Combinatorial glioblastoma treatment destroys incurable brain tumour

glioblastoma treatment
© iStock/Tonpor Kasa

Novel research has devised an innovative glioblastoma treatment, finding that combining two existing therapies can eliminate fatal brain tumours.

The endeavour, led by researchers at the Institute of Biomedicine of Seville, in collaboration with experts from Imperial College London, has identified that dual implementation of ADI-PEG20 and focal brain radiotherapy is a promising glioblastoma treatment. This double treatment was demonstrated to entirely eradicate tumours in the animal models used in the study.

The study’s findings are published in The Journal of Clinical Investigation.

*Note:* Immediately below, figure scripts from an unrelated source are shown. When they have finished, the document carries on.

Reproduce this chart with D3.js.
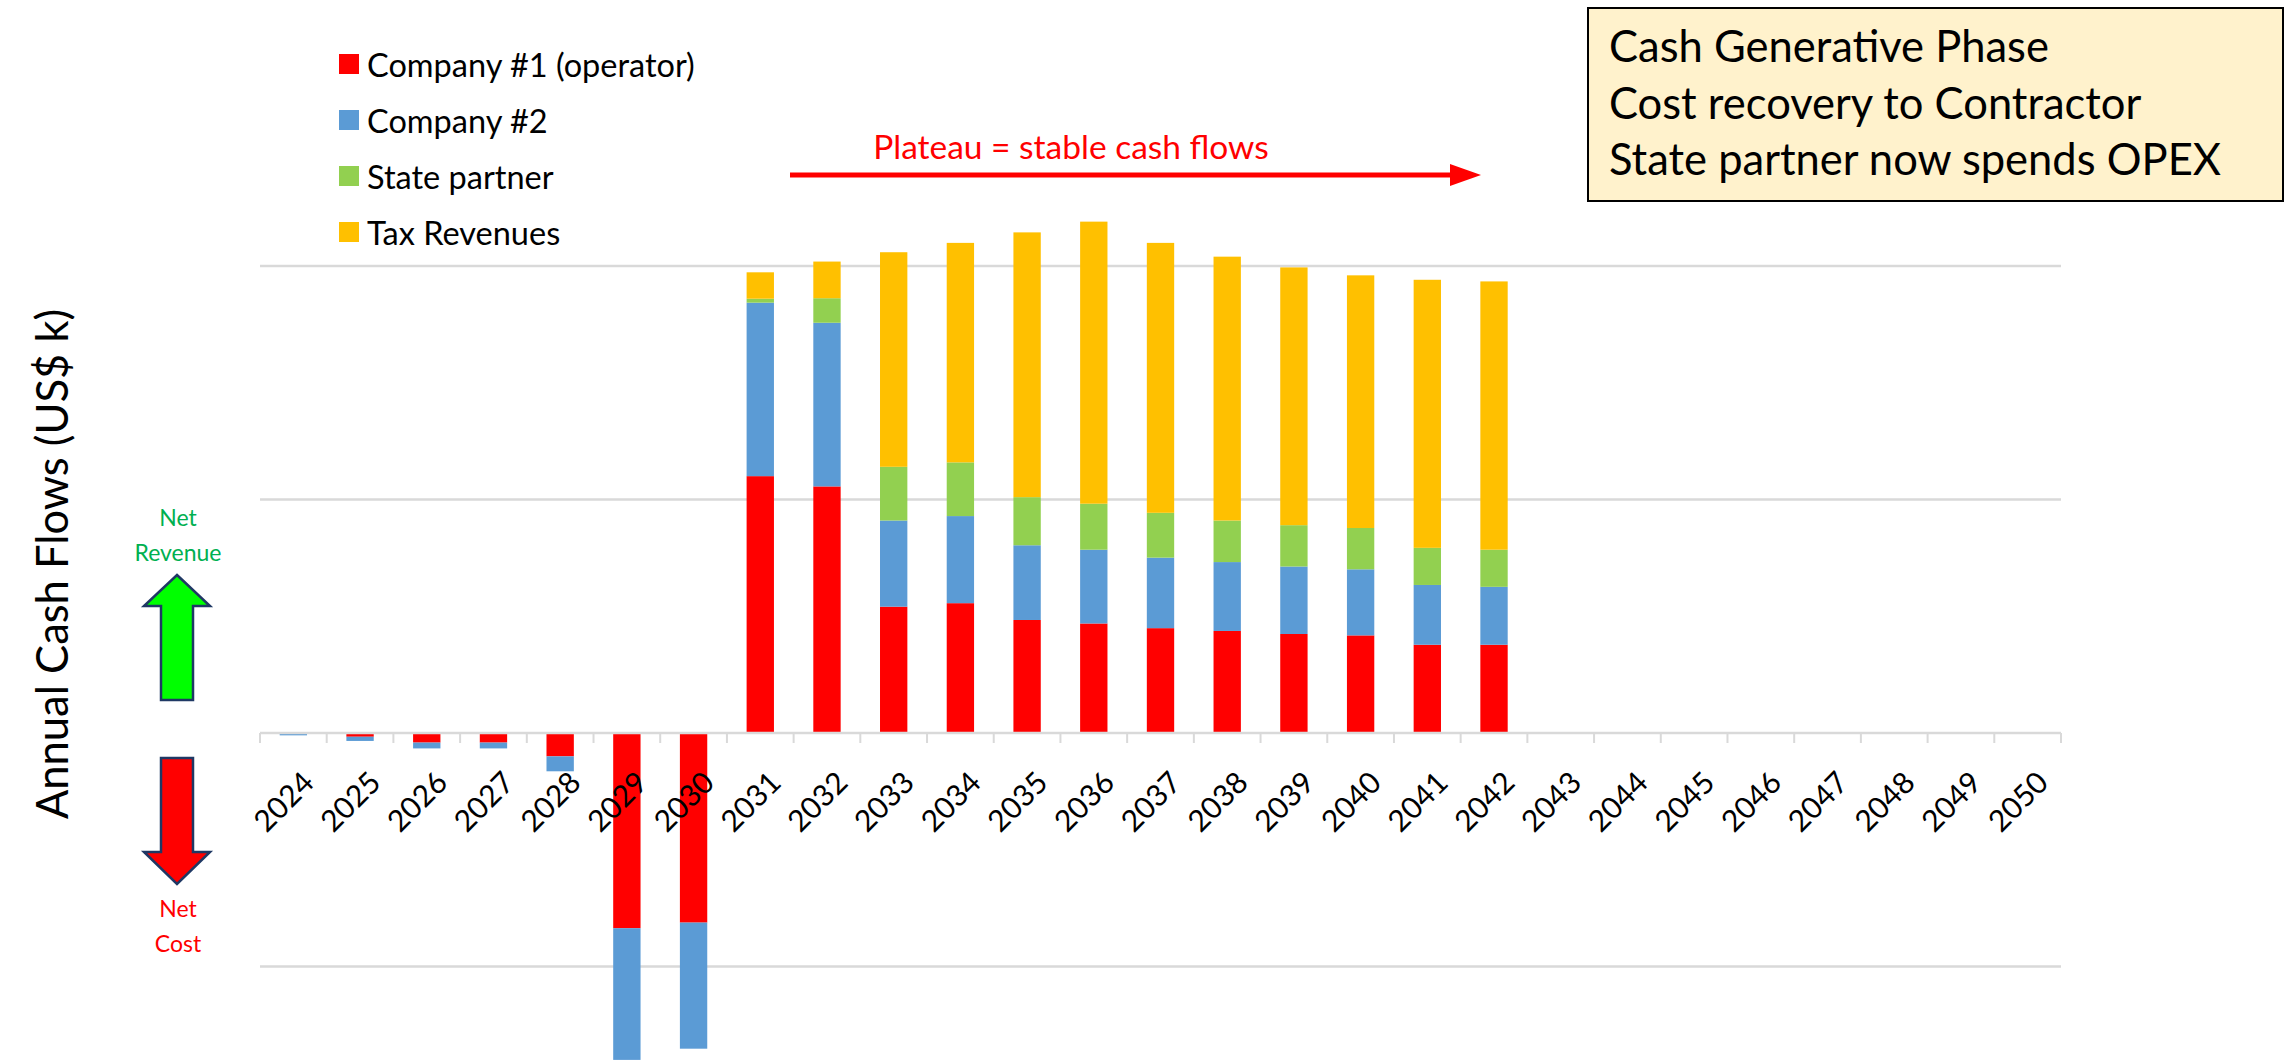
<!DOCTYPE html>
<html lang="en">
<head>
	<meta charset="UTF-8">
	<title>Annual Cash Flows</title>
	<style>
		body{ margin:0; background:#fff; }
		text{ font-family: Lato, "Open Sans", sans-serif; }
	</style>
</head>
<body>
	<script src="https://d3js.org/d3.v7.min.js"></script>
	<script>
		// data (US$ k)
		var years = [2024,2025,2026,2027,2028,2029,2030,2031,2032,2033,2034,2035,2036,2037,2038,2039,2040,2041,2042,2043,2044,2045,2046,2047,2048,2049,2050];
		var companyOne   = [0,-16,-41,-41,-100,-836,-812,1100,1056,541,556,484,469,449,437,424,418,378,378,0,0,0,0,0,0,0,0];
		var companyTwo   = [-10,-18,-25,-25,-64,-564,-540,743,701,369,373,320,316,302,295,289,283,256,248,0,0,0,0,0,0,0,0];
		var statePartner = [0,0,0,0,0,0,0,17,105,230,230,206,197,192,178,177,177,159,159,0,0,0,0,0,0,0,0];
		var taxRevenue   = [0,0,0,0,0,0,0,113,157,919,940,1134,1208,1156,1130,1104,1082,1148,1149,0,0,0,0,0,0,0,0];
		var gridValues = [-1000,1000,2000];

		var seriesNames = ['Company #1 (operator)','Company #2','State partner','Tax Revenues'];
		var seriesKeys = ['c1','c2','sp','tax'];
		var colors = ['#ff0000','#5b9bd5','#92d050','#ffc000'];

		var width = 2290, height = 1061;
		var left = 260, right = 2061;

		var svg = d3.select('body').append('svg')
					.attr('width',width)
					.attr('height',height);

		var x = d3.scaleBand().domain(years).range([left,right]).paddingInner(0.59).paddingOuter(0.295);
		var y = d3.scaleLinear().domain([-1000,2000]).range([966.5,266]);

		// gridlines
		svg.selectAll('line.grid')
			.data(gridValues)
			.enter()
			.append('line')
			.attr('class','grid')
			.attr('x1',left).attr('x2',right)
			.attr('y1',function(d){ return y(d); })
			.attr('y2',function(d){ return y(d); })
			.attr('stroke','#d9d9d9')
			.attr('stroke-width',2.5);

		// stacked bars
		var table = years.map(function(yr,i){
			return {year:yr, c1:companyOne[i], c2:companyTwo[i], sp:statePartner[i], tax:taxRevenue[i]};
		});
		var stack = d3.stack().keys(seriesKeys).offset(d3.stackOffsetDiverging);
		var layers = stack(table);

		svg.selectAll('g.layer')
			.data(layers)
			.enter()
			.append('g')
			.attr('class','layer')
			.attr('fill',function(d,i){ return colors[i]; })
			.selectAll('rect')
			.data(function(d){ return d; })
			.enter()
			.append('rect')
			.attr('x',function(d){ return x(d.data.year); })
			.attr('width',x.bandwidth())
			.attr('y',function(d){ return y(Math.max(d[0],d[1])); })
			.attr('height',function(d){ return Math.abs(y(d[0]) - y(d[1])); });

		// zero axis with category ticks
		var boundaries = d3.range(years.length + 1).map(function(i){ return left + i * (right - left) / years.length; });
		svg.append('line')
			.attr('x1',left).attr('x2',right)
			.attr('y1',y(0)).attr('y2',y(0))
			.attr('stroke','#d9d9d9').attr('stroke-width',2.5);
		svg.selectAll('line.tick')
			.data(boundaries)
			.enter()
			.append('line')
			.attr('class','tick')
			.attr('x1',function(d){ return d; }).attr('x2',function(d){ return d; })
			.attr('y1',y(0)).attr('y2',y(0) + 10)
			.attr('stroke','#d9d9d9').attr('stroke-width',2);

		// rotated year labels
		svg.selectAll('text.year')
			.data(years)
			.enter()
			.append('text')
			.attr('class','year')
			.attr('text-anchor','end')
			.attr('dominant-baseline','central')
			.attr('font-size',30)
			.attr('transform',function(d){
				var cx = x(d) + x.bandwidth() / 2 + 14;
				var cy = y(0) + 43;
				return 'translate(' + cx + ',' + cy + ') rotate(-45)';
			})
			.text(function(d){ return d; });

		// legend
		var legend = svg.selectAll('g.legend')
			.data(seriesNames)
			.enter()
			.append('g')
			.attr('class','legend')
			.attr('transform',function(d,i){ return 'translate(339,' + (64 + i * 56) + ')'; });
		legend.append('rect')
			.attr('x',0).attr('y',-10)
			.attr('width',20).attr('height',20)
			.attr('fill',function(d,i){ return colors[i]; });
		legend.append('text')
			.attr('x',28)
			.attr('dominant-baseline','central')
			.attr('font-size',32.5)
			.text(function(d){ return d; });

		// plateau arrow
		svg.append('line')
			.attr('x1',790).attr('x2',1452)
			.attr('y1',175).attr('y2',175)
			.attr('stroke','#ff0000').attr('stroke-width',5);
		svg.append('path')
			.attr('d','M1450,164 L1481,175 L1450,186 Z')
			.attr('fill','#ff0000');
		svg.append('text')
			.attr('x',1071).attr('y',146)
			.attr('text-anchor','middle')
			.attr('dominant-baseline','central')
			.attr('font-size',33.5)
			.attr('fill','#ff0000')
			.text('Plateau = stable cash flows');

		// phase box
		svg.append('rect')
			.attr('x',1588).attr('y',8)
			.attr('width',695).attr('height',193)
			.attr('fill','#fff2cc')
			.attr('stroke','#000').attr('stroke-width',2);
		var boxLines = ['Cash Generative Phase','Cost recovery to Contractor','State partner now spends OPEX'];
		svg.selectAll('text.box')
			.data(boxLines)
			.enter()
			.append('text')
			.attr('class','box')
			.attr('x',1609)
			.attr('y',function(d,i){ return 62 + i * 56.5; })
			.attr('font-size',43.5)
			.text(function(d){ return d; });

		// y title
		svg.append('text')
			.attr('transform','translate(51,564) rotate(-90)')
			.attr('text-anchor','middle')
			.attr('dominant-baseline','central')
			.attr('font-size',43.5)
			.text('Annual Cash Flows (US$ k)');

		// net revenue / net cost arrows
		svg.append('text')
			.attr('x',178).attr('text-anchor','middle').attr('font-size',23).attr('fill','#00b050')
			.selectAll('tspan')
			.data(['Net','Revenue'])
			.enter()
			.append('tspan')
			.attr('x',178)
			.attr('y',function(d,i){ return 526 + i * 35; })
			.text(function(d){ return d; });
		svg.append('path')
			.attr('d','M177,575 L210,606 L193,606 L193,700 L161,700 L161,606 L144,606 Z')
			.attr('fill','#00ff00').attr('stroke','#1f3864').attr('stroke-width',2.5);
		svg.append('path')
			.attr('d','M161,758 L193,758 L193,852 L210,852 L177,884 L144,852 L161,852 Z')
			.attr('fill','#ff0000').attr('stroke','#1f3864').attr('stroke-width',2.5);
		svg.append('text')
			.attr('x',178).attr('text-anchor','middle').attr('font-size',23).attr('fill','#ff0000')
			.selectAll('tspan')
			.data(['Net','Cost'])
			.enter()
			.append('tspan')
			.attr('x',178)
			.attr('y',function(d,i){ return 917 + i * 35; })
			.text(function(d){ return d; });
	</script>
</body>
</html>
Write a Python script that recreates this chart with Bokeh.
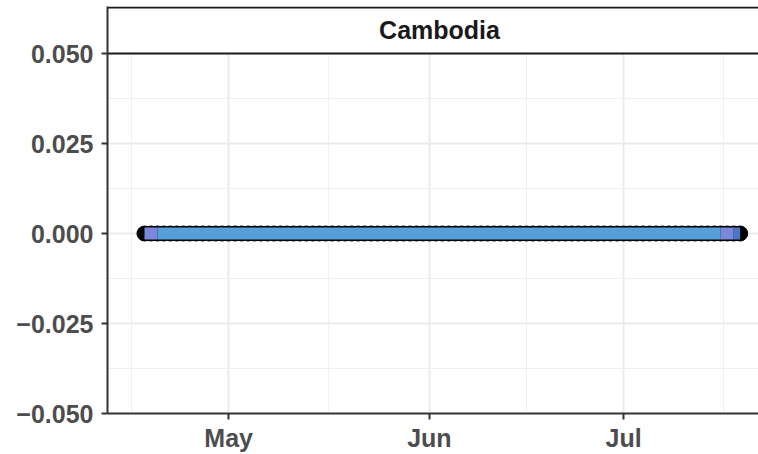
from datetime import datetime, timedelta
from bokeh.plotting import figure
from bokeh.models import FixedTicker, Range1d, Label, ColumnDataSource
from bokeh.embed import file_html
from bokeh.resources import INLINE

# ---- data ----
country = "Cambodia"
start_date = datetime(2020, 4, 18)
n_days = 93
dates = [start_date + timedelta(days=i) for i in range(n_days)]
values = [0.0] * n_days
# colour band segments: (start day index, end day index, colour)
seg_start = [0, 2, 89, 91]
seg_end = [2, 89, 91, 92]
seg_color = ["#7b87d8", "#569fd8", "#7b87d8", "#4c77c9"]

y_ticks = [-0.05, -0.025, 0.0, 0.025, 0.05]
y_minor = [-0.0375, -0.0125, 0.0125, 0.0375]
x_tick_dates = [datetime(2020, 5, 1), datetime(2020, 6, 1), datetime(2020, 7, 1)]
x_tick_labels = ["May", "Jun", "Jul"]
x_minor_dates = [datetime(2020, 4, 16), datetime(2020, 5, 16, 12), datetime(2020, 6, 16), datetime(2020, 7, 16, 12)]

def ms(d):
    return (d - datetime(1970, 1, 1)).total_seconds() * 1000.0

FONT = "Liberation Sans"
DAY = 86400000.0
PX_PER_DAY = 6.475

x_start = ms(datetime(2020, 4, 12, 7))
x_end = x_start + 651 / PX_PER_DAY * DAY
panel_end = x_start + 664 / PX_PER_DAY * DAY

p = figure(width=758, height=454, x_axis_type="datetime",
           output_backend="svg", toolbar_location=None,
           x_range=Range1d(x_start, x_end), y_range=Range1d(-0.05, 0.06306),
           min_border_left=107, min_border_right=0, min_border_top=6, min_border_bottom=41)
p.background_fill_color = "white"
p.border_fill_color = "white"
p.outline_line_color = None

# grid
p.xgrid.ticker = FixedTicker(ticks=[ms(d) for d in x_tick_dates], minor_ticks=[ms(d) for d in x_minor_dates])
p.ygrid.ticker = FixedTicker(ticks=y_ticks, minor_ticks=y_minor)
for g in (p.xgrid[0], p.ygrid[0]):
    g.grid_line_color = "#ebebeb"
    g.grid_line_width = 2
    g.minor_grid_line_color = "#f0f0f0"
    g.minor_grid_line_width = 1

# axes
p.xaxis.ticker = FixedTicker(ticks=[ms(d) for d in x_tick_dates])
p.xaxis.major_label_overrides = {ms(d): lab for d, lab in zip(x_tick_dates, x_tick_labels)}
p.yaxis.ticker = FixedTicker(ticks=y_ticks)
p.yaxis.major_label_overrides = {v: ("%.3f" % v).replace("-", "\u2212") for v in y_ticks}
for ax in (p.xaxis[0], p.yaxis[0]):
    ax.axis_line_color = "#333333"
    ax.axis_line_width = 2
    ax.major_tick_line_color = "#333333"
    ax.major_tick_line_width = 2
    ax.major_tick_out = 6
    ax.major_tick_in = 0
    ax.minor_tick_line_color = None
    ax.major_label_text_font = FONT
    ax.major_label_text_font_style = "bold"
    ax.major_label_text_font_size = "25px"
    ax.major_label_text_color = "#4d4d4d"
p.xaxis.major_label_standoff = 4
p.yaxis.major_label_standoff = 8

# data marks
src = ColumnDataSource(dict(x=dates, y=values))
p.scatter("x", "y", source=src, size=15, color="black")
p.line("x", "y", source=src, line_width=15, line_color="black", line_dash="4 4", line_cap="butt")
seg_src = ColumnDataSource(dict(
    x0=[dates[i] for i in seg_start], x1=[dates[i] for i in seg_end],
    y0=[values[i] for i in seg_start], y1=[values[i] for i in seg_end], c=seg_color))
p.segment("x0", "y0", "x1", "y1", source=seg_src, line_color="c", line_width=12, line_cap="butt")

# facet strip
p.quad(left=x_start - 30 * DAY, right=x_end + 30 * DAY, bottom=0.05, top=0.0628,
       fill_color="white", line_color="#1a1a1a", line_width=2)
p.add_layout(Label(x=(x_start + panel_end) / 2, y=(0.05 + 0.0628) / 2, text=country,
                   text_font=FONT, text_font_style="bold", text_font_size="25px",
                   text_color="#1a1a1a", text_align="center", text_baseline="middle"))

open("out.html", "w").write(file_html(p, INLINE))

Glioblastoma treatment innovation

Glioblastoma is a terminal disease, with patients with the condition having a life expectancy of fewer than two years. Currently employed glioblastoma treatments are based on outdated therapies that are over 30 years old, with no significant advances being made in this time to combat this deadly type of tumour.

The team’s investigation offers an exciting new glioblastoma treatment option, comprised of a drug called ADI-PEG20 that destroys systemic arginine and the application of focal brain radiotherapy. The researchers observed that the novel therapy entirely eliminated a type of brain tumour that, to date, was known to be completely incurable. The research was performed on in vivo animal models that had died of natural causes without showing any manifestation of the disease.

Dr Manuel Sarmiento Soto, a researcher at the Institute of Biomedicine of Seville, commented: “With this new treatment, we were able to cure animals of an aggressive and terminal disease. The post-mortem analyses detected how the cerebral immune response, and fundamentally the microglia cells, were activated during the treatment, directing their attack against the tumour cells, and thus facilitating the tumour’s complete elimination”.

Next steps

The results of the study provide hope for thousands of people around the world who are living with this deadly type of tumour, especially due to the fact that even because novel anticancer drugs have displayed promise, their efficacy in the central nervous system is currently very limited, primarily due to their difficulty in reaching the cancer cells located inside the brain.

Moreover, there is also another clinical trial – NCT04587830 – that is examining another specific type of glioblastoma patient using the same glioblastoma treatment used in this trial and is achieving promising results. Notably, the drug did not manifest any side effects in the patients involved in the trial. The researchers are looking to start recruiting the first patients to start their Phase I clinical trial in the coming months.

This research was funded by projects of the Ministry of Science and Innovation (RTI2018-098645-B-I00) and the Ministry of Economy and Knowledge of the Andalusia Regional Government (P18-RT-1372). In addition, Brain Tumour Research, a UK charity aiming to find a cure for all types of brain tumours, also provided funding.